The High Desert – Bend, Oregon

posted in: Family and Friends | 1

May 3

We all had a slow easy morning and then off we headed to the High Desert Museum, also in Bend, Oregon.

The High Desert Museum integrates wildlife, history and art into one amazing location to promote an understanding of the natural and cultural heritage of North America’s high desert country.  The museum has more than 100,000 square feet of exhibit space and sits on 135 acres of outdoor forest and exhibits. The many historical exhibits span the history of the region – covered wagons, homesteaders, gold rush, fur trappers, mining, and a significant part of the museum is dedicated to Native American culture and history. 

What is a “high desert” ? Most of us easterners think of Oregon and the Pacific Northwest as a rainy place, but, in fact, Bend has an average annual rainfall of only 12 – 15 inches. Most of Central Oregon is actually considered “high desert” named for its high elevation, sitting at 4,000 feet above sea level and higher. 

There were so many exhibits, all of them thoughtful and well-executed. The following are just a few of the photographs.

Making the trek westward. I cannot imagine daring to make this trip.
This “Blanket Stories” exhibit might be my favorite. A textile based sculpture, each blanket has a story written by the original owner on a paper tag. The sculpture was so tall I could not fit it all in the photo.
A very small piece of the many Native American exhibits. The museum has been revising these exhibits to be more accurate and authentic.

Outside the museum were paths that wound through the majestic Ponderosa Pines, standing so straight and so tall, they were just amazing to see.

The homestead exhibit, complete with an outhouse.
Tim and Al investigate this early RV, perhaps an ancestor of the Airstream?
You have to love a museum with a sense of humor.
North American River Otters – Brook, Pitch and Wesley. They were fun to watch and learn about. As rescued domesticated creatures, they can not be re-released into the wild so they will remain at the museum along with a fox, turtle, porcupine and some birds.

Next on the day’s agenda was….. wait for it……. another Bend brewery! Brewery #3 – Crux Fermentation Project. Wednesdays are pretty quiet so we had the place to ourselves and sat outside to absorb the panoramic views.

What a view. Three Sisters and Broken Top. (I think.)
These Ponderosa Pines are truly amazing. So straight, so tall.
A choice of three food trucks. We went with El Sancho for the tacos.
Lots of smiles all around.
Al decided to try a non-alcoholic beer, too. Here’s to you, Don! 😉😁

I know everyone is waiting to see if there is any ice cream on our western adventure. Of course there is! Well, it wasn’t ice cream, this time it was gelato. We stopped at Bonta right in Bend, of course.

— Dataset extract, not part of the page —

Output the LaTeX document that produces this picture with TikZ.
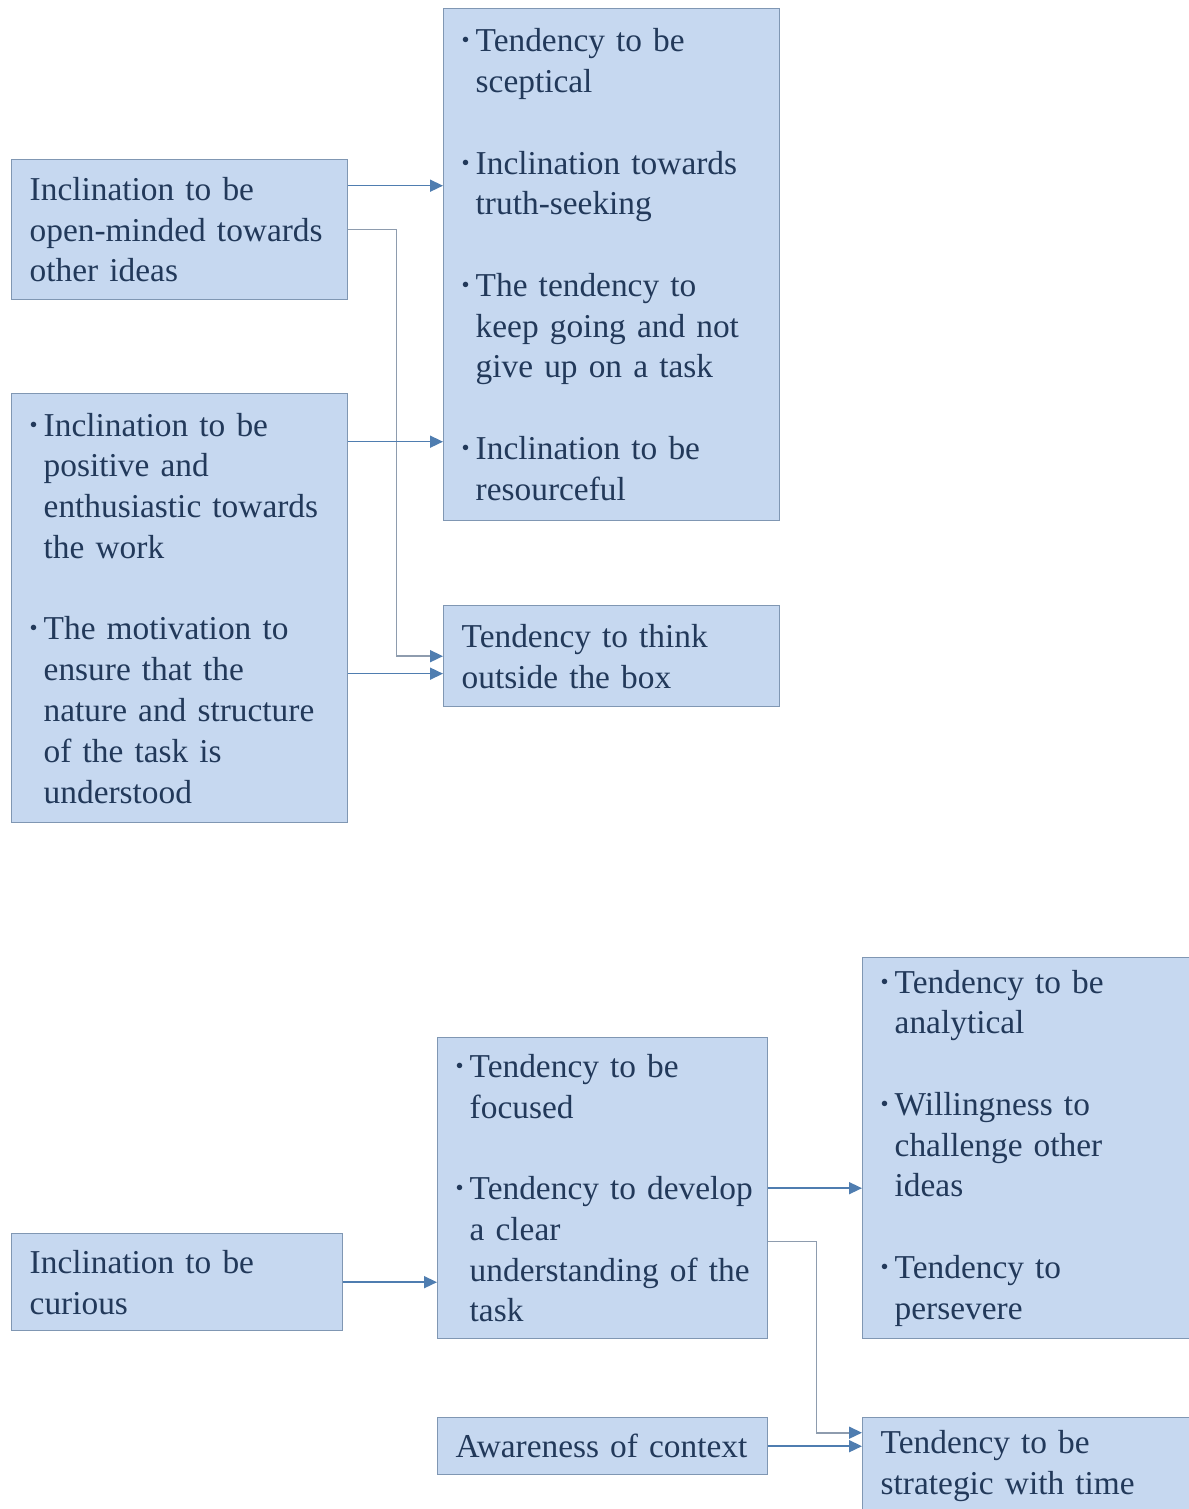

Jeff and Juli Labhart returned from a year-long trip around the world and began making handcrafted artisanal gelato using the best ingredients from the Oregon countryside.

The flavors are unusual. Among the four of us, on two visits, we tried salted chocolate, roasted strawberry and honey, marionberry crumble, and stracciatella. No one was disappointed.

A day filled with nature, history, beer and ice cream. What more could you ask for?

  1. Susie Marshall

    Sounds like an amazing trip so far. I alway love reading your posts. I lived close to Bend for three years when I was just starting school. In fact I went to a one room school house in the desert for two years. That really makes me sound old.